EXERCISE — Nothing outside the lines from the one containing "Write a Python" down to the one containing "import numpy as np" belongs in the copy; print that span exactly, both ends included, with pictures removed.

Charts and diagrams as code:
((

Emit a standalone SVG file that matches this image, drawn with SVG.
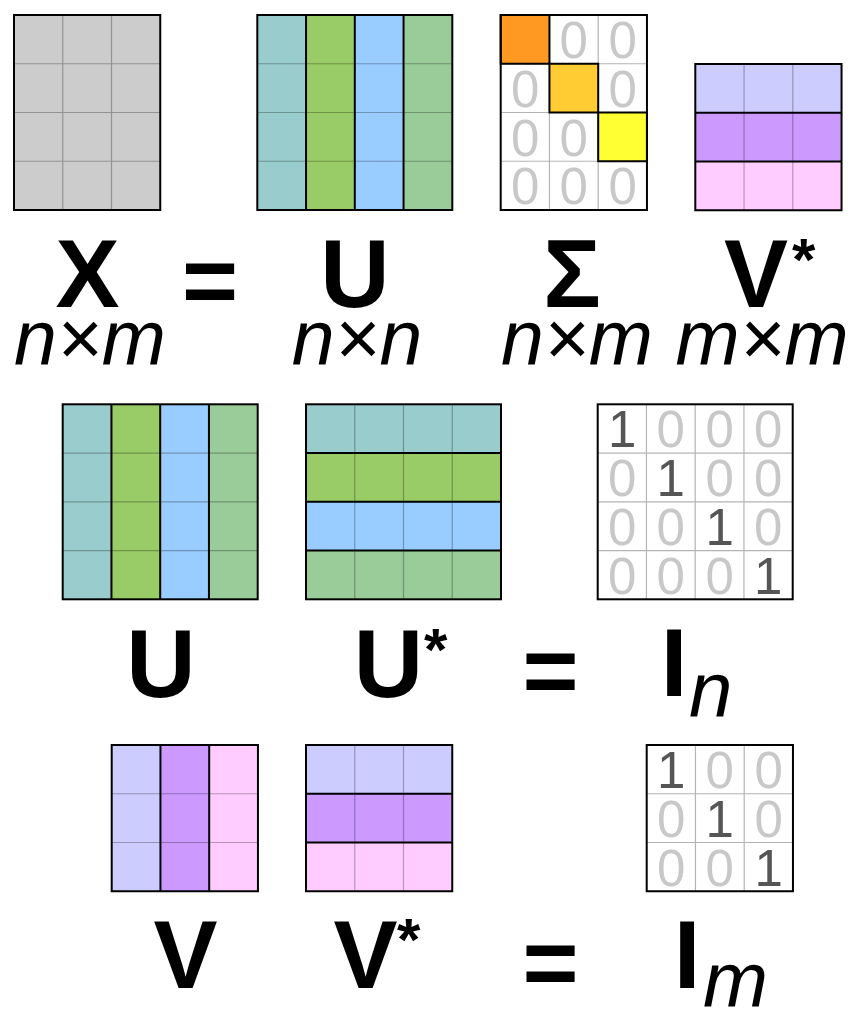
<svg xmlns="http://www.w3.org/2000/svg" width="864" height="1014" viewBox="0 0 864 1014">
<style>
.bg{fill:#fff}
.thin{fill:none;stroke:#000;stroke-opacity:0.28;stroke-width:1.2}
.thinw{fill:none;stroke:#b4b4b4;stroke-width:1.2}
.sep{fill:none;stroke:#000;stroke-width:2}
.border{fill:none;stroke:#000;stroke-width:2}
.diag{stroke:#000;stroke-width:2}
.z{font-family:"Liberation Sans",Arial,sans-serif;font-size:51px;fill:#c8c8c8;text-anchor:middle}
.o{fill:#555555}
.lb{font-family:"Liberation Sans",Arial,sans-serif;font-weight:bold;font-size:96px;fill:#000;text-anchor:middle}
.ast{font-family:"Liberation Sans",Arial,sans-serif;font-weight:bold;font-size:60px;fill:#000}
.it{font-family:"Liberation Sans",Arial,sans-serif;font-style:italic;font-size:77px;fill:#000;text-anchor:middle}
.its{font-family:"Liberation Sans",Arial,sans-serif;font-style:italic;font-size:78px;fill:#000}
</style>
<rect class="bg" x="0" y="0" width="864" height="1014"/>

<!-- Top row -->
<g id="matrix-X">
<rect x="14" y="15" width="146.25" height="195" fill="#cccccc"/>
<path class="thin" d="M62.75 15V210M111.5 15V210M14 63.75H160.25M14 112.5H160.25M14 161.25H160.25"/>
<rect class="border" x="14" y="15" width="146.25" height="195"/>
</g>

<g id="matrix-U-top">
<rect x="257.3" y="15" width="48.75" height="195" fill="#99cccc"/>
<rect x="306.05" y="15" width="48.75" height="195" fill="#99cc66"/>
<rect x="354.8" y="15" width="48.75" height="195" fill="#99ccff"/>
<rect x="403.55" y="15" width="48.75" height="195" fill="#99cc99"/>
<path class="thin" d="M257.3 63.75H452.3M257.3 112.5H452.3M257.3 161.25H452.3"/>
<path class="sep" d="M306.05 15V210M354.8 15V210M403.55 15V210"/>
<rect class="border" x="257.3" y="15" width="195" height="195"/>
</g>

<g id="matrix-Sigma">
<rect x="500.7" y="15" width="146.25" height="195" fill="#ffffff"/>
<path class="thinw" d="M549.45 15V210M598.2 15V210M500.7 63.75H646.95M500.7 112.5H646.95M500.7 161.25H646.95"/>
<rect class="diag" x="500.7" y="15" width="48.75" height="48.75" fill="#ff9922"/>
<rect class="diag" x="549.45" y="63.75" width="48.75" height="48.75" fill="#ffcc33"/>
<rect class="diag" x="598.2" y="112.5" width="48.75" height="48.75" fill="#ffff33"/>
<text class="z" x="573.8" y="58">0</text><text class="z" x="622.6" y="58">0</text>
<text class="z" x="525.1" y="106.75">0</text><text class="z" x="622.6" y="106.75">0</text>
<text class="z" x="525.1" y="155.5">0</text><text class="z" x="573.8" y="155.5">0</text>
<text class="z" x="525.1" y="204.25">0</text><text class="z" x="573.8" y="204.25">0</text><text class="z" x="622.6" y="204.25">0</text>
<rect class="border" x="500.7" y="15" width="146.25" height="195"/>
</g>

<g id="matrix-Vstar-top">
<rect x="695.3" y="64" width="146.25" height="48.75" fill="#ccccff"/>
<rect x="695.3" y="112.75" width="146.25" height="48.75" fill="#cc99ff"/>
<rect x="695.3" y="161.5" width="146.25" height="48.75" fill="#ffccff"/>
<path class="thin" d="M744.05 64V210.25M792.8 64V210.25"/>
<path class="sep" d="M695.3 112.75H841.55M695.3 161.5H841.55"/>
<rect class="border" x="695.3" y="64" width="146.25" height="146.25"/>
</g>

<g id="labels-top">
<text class="lb" x="87.5" y="307">X</text>
<text class="lb" x="210" y="314">=</text>
<text class="lb" x="355" y="307">U</text>
<text class="lb" x="572" y="307">Σ</text>
<text class="lb" x="756" y="307">V</text>
<text class="ast" x="792" y="280">*</text>
<text class="it" x="90" y="365">n×m</text>
<text class="it" x="357" y="365">n×n</text>
<text class="it" x="577" y="365">n×m</text>
<text class="it" x="762" y="365">m×m</text>
</g>

<!-- Middle row -->
<g id="matrix-U-mid">
<rect x="62.7" y="404.3" width="48.75" height="195" fill="#99cccc"/>
<rect x="111.45" y="404.3" width="48.75" height="195" fill="#99cc66"/>
<rect x="160.2" y="404.3" width="48.75" height="195" fill="#99ccff"/>
<rect x="208.95" y="404.3" width="48.75" height="195" fill="#99cc99"/>
<path class="thin" d="M62.7 453.05H257.7M62.7 501.8H257.7M62.7 550.55H257.7"/>
<path class="sep" d="M111.45 404.3V599.3M160.2 404.3V599.3M208.95 404.3V599.3"/>
<rect class="border" x="62.7" y="404.3" width="195" height="195"/>
</g>

<g id="matrix-Ustar-mid">
<rect x="306" y="404.3" width="195" height="48.75" fill="#99cccc"/>
<rect x="306" y="453.05" width="195" height="48.75" fill="#99cc66"/>
<rect x="306" y="501.8" width="195" height="48.75" fill="#99ccff"/>
<rect x="306" y="550.55" width="195" height="48.75" fill="#99cc99"/>
<path class="thin" d="M354.75 404.3V599.3M403.5 404.3V599.3M452.25 404.3V599.3"/>
<path class="sep" d="M306 453.05H501M306 501.8H501M306 550.55H501"/>
<rect class="border" x="306" y="404.3" width="195" height="195"/>
</g>

<g id="matrix-In">
<rect x="597.7" y="404.3" width="195" height="195" fill="#ffffff"/>
<path class="thinw" d="M646.45 404.3V599.3M695.2 404.3V599.3M743.95 404.3V599.3M597.7 453.05H792.7M597.7 501.8H792.7M597.7 550.55H792.7"/>
<text class="z o" x="622.1" y="447.3">1</text><text class="z" x="670.8" y="447.3">0</text><text class="z" x="719.6" y="447.3">0</text><text class="z" x="768.3" y="447.3">0</text>
<text class="z" x="622.1" y="496.05">0</text><text class="z o" x="670.8" y="496.05">1</text><text class="z" x="719.6" y="496.05">0</text><text class="z" x="768.3" y="496.05">0</text>
<text class="z" x="622.1" y="544.8">0</text><text class="z" x="670.8" y="544.8">0</text><text class="z o" x="719.6" y="544.8">1</text><text class="z" x="768.3" y="544.8">0</text>
<text class="z" x="622.1" y="593.55">0</text><text class="z" x="670.8" y="593.55">0</text><text class="z" x="719.6" y="593.55">0</text><text class="z o" x="768.3" y="593.55">1</text>
<rect class="border" x="597.7" y="404.3" width="195" height="195"/>
</g>

<g id="labels-mid">
<text class="lb" x="161" y="697">U</text>
<text class="lb" x="388.5" y="697">U</text>
<text class="ast" x="424" y="670">*</text>
<text class="lb" x="550.5" y="704">=</text>
<text class="lb" x="674" y="696">I</text>
<text class="its" x="689" y="717">n</text>
</g>

<!-- Bottom row -->
<g id="matrix-V-bot">
<rect x="111.7" y="745" width="48.75" height="146.25" fill="#ccccff"/>
<rect x="160.45" y="745" width="48.75" height="146.25" fill="#cc99ff"/>
<rect x="209.2" y="745" width="48.75" height="146.25" fill="#ffccff"/>
<path class="thin" d="M111.7 793.75H257.95M111.7 842.5H257.95"/>
<path class="sep" d="M160.45 745V891.25M209.2 745V891.25"/>
<rect class="border" x="111.7" y="745" width="146.25" height="146.25"/>
</g>

<g id="matrix-Vstar-bot">
<rect x="306" y="745" width="146.25" height="48.75" fill="#ccccff"/>
<rect x="306" y="793.75" width="146.25" height="48.75" fill="#cc99ff"/>
<rect x="306" y="842.5" width="146.25" height="48.75" fill="#ffccff"/>
<path class="thin" d="M354.75 745V891.25M403.5 745V891.25"/>
<path class="sep" d="M306 793.75H452.25M306 842.5H452.25"/>
<rect class="border" x="306" y="745" width="146.25" height="146.25"/>
</g>

<g id="matrix-Im">
<rect x="646.7" y="745" width="146.25" height="146.25" fill="#ffffff"/>
<path class="thinw" d="M695.45 745V891.25M744.2 745V891.25M646.7 793.75H792.95M646.7 842.5H792.95"/>
<text class="z o" x="671.1" y="788">1</text><text class="z" x="719.8" y="788">0</text><text class="z" x="768.6" y="788">0</text>
<text class="z" x="671.1" y="836.75">0</text><text class="z o" x="719.8" y="836.75">1</text><text class="z" x="768.6" y="836.75">0</text>
<text class="z" x="671.1" y="885.5">0</text><text class="z" x="719.8" y="885.5">0</text><text class="z o" x="768.6" y="885.5">1</text>
<rect class="border" x="646.7" y="745" width="146.25" height="146.25"/>
</g>

<g id="labels-bot">
<text class="lb" x="185.5" y="988">V</text>
<text class="lb" x="365.5" y="988">V</text>
<text class="ast" x="397" y="960">*</text>
<text class="lb" x="550.5" y="996">=</text>
<text class="lb" x="687" y="988">I</text>
<text class="its" x="703" y="1007">m</text>
</g>
</svg>
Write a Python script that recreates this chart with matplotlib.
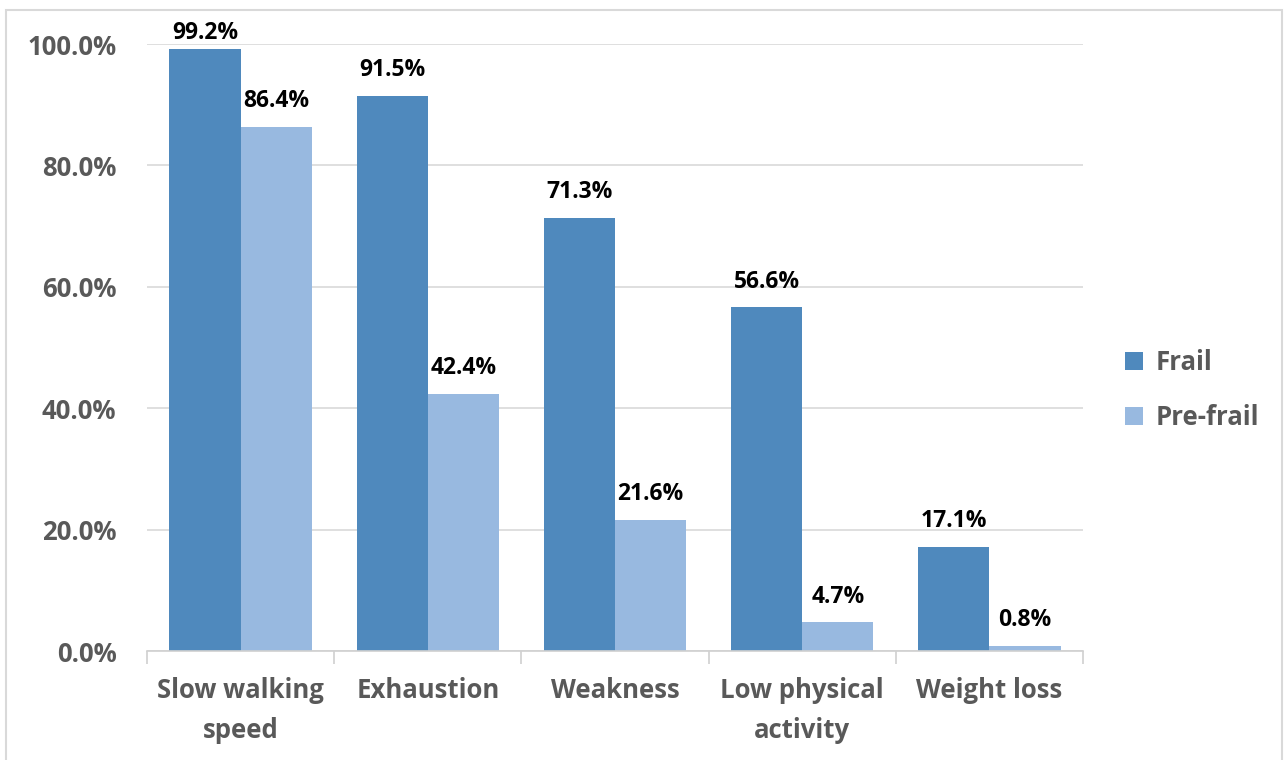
import matplotlib
matplotlib.use("Agg")
import matplotlib.pyplot as plt
from matplotlib.patches import Rectangle
from matplotlib.ticker import PercentFormatter
import numpy as np

# ---------------- data ----------------
categories = ["Slow walking\nspeed", "Exhaustion", "Weakness",
              "Low physical\nactivity", "Weight loss"]
frail = [99.2, 91.5, 71.3, 56.6, 17.1]
pre_frail = [86.4, 42.4, 21.6, 4.7, 0.8]
series_names = ["Frail", "Pre-frail"]

plt.rcParams['font.family'] = ['Open Sans', 'DejaVu Sans']
plt.rcParams['font.weight'] = 'bold'

c_frail = '#4f89bd'
c_pre = '#98b9e0'
grey_txt = '#595959'

fig = plt.figure(figsize=(12.87, 7.6), dpi=100)
ax = fig.add_axes([0.1142, 0.1434, 0.7273, 0.7987])

x = np.arange(len(categories))
w = 0.38
b1 = ax.bar(x - w / 2, frail, w, color=c_frail, label=series_names[0])
b2 = ax.bar(x + w / 2, pre_frail, w, color=c_pre, label=series_names[1])

for bars, vals in ((b1, frail), (b2, pre_frail)):
    for r, v in zip(bars, vals):
        # labels near the top get squeezed down so they stay in the frame
        off = 10 if v < 97 else 3
        ax.annotate(f"{v:.1f}%", (r.get_x() + r.get_width() / 2, v),
                    xytext=(0, off), textcoords='offset points',
                    ha='center', va='bottom', fontsize=16.5,
                    fontweight='bold', color='black')

ax.set_xlim(-0.5, len(categories) - 0.5)
ax.set_ylim(0, 100)
ax.set_yticks(np.arange(0, 101, 20))
ax.yaxis.set_major_formatter(PercentFormatter(decimals=1))
ax.grid(axis='y', color='#d9d9d9', lw=1.2)
ax.set_axisbelow(True)

for s in ('top', 'right', 'left'):
    ax.spines[s].set_visible(False)
ax.spines['bottom'].set_color('#d0d0d0')
ax.spines['bottom'].set_linewidth(1.2)

ax.set_xticks(x)
ax.set_xticklabels(categories, fontsize=18.5, fontweight='bold',
                   color=grey_txt, linespacing=1.6)
ax.set_xticks(np.arange(-0.5, len(categories)), minor=True)
ax.tick_params(axis='x', which='major', length=0, pad=19)
ax.tick_params(axis='x', which='minor', length=9, width=1.2,
               color='#d0d0d0', direction='out')
ax.tick_params(axis='y', length=0, pad=22, labelsize=18.5,
               labelcolor=grey_txt)
for lab in ax.get_yticklabels():
    lab.set_fontweight('bold')

leg = ax.legend(loc='center left', bbox_to_anchor=(1.02, 0.43),
                frameon=False, fontsize=18.5, handlelength=0.7,
                handleheight=0.7, handletextpad=0.5, labelspacing=1.1)
for t in leg.get_texts():
    t.set_color(grey_txt)
    t.set_fontweight('bold')

# light frame around the chart area
fig.patches.append(Rectangle((6 / 1287, -0.01), 1276 / 1287, 1 - 10 / 760 + 0.01,
                             transform=fig.transFigure, fill=False,
                             edgecolor='#d9d9d9', lw=1.5))

fig.savefig('out.png', dpi=100, facecolor='white')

))

RESULT BELOW —
Write a Python script that recreates this chart with matplotlib.
import matplotlib
matplotlib.use("Agg")
import matplotlib.pyplot as plt
from matplotlib.patches import Rectangle
from matplotlib.ticker import PercentFormatter
import numpy as np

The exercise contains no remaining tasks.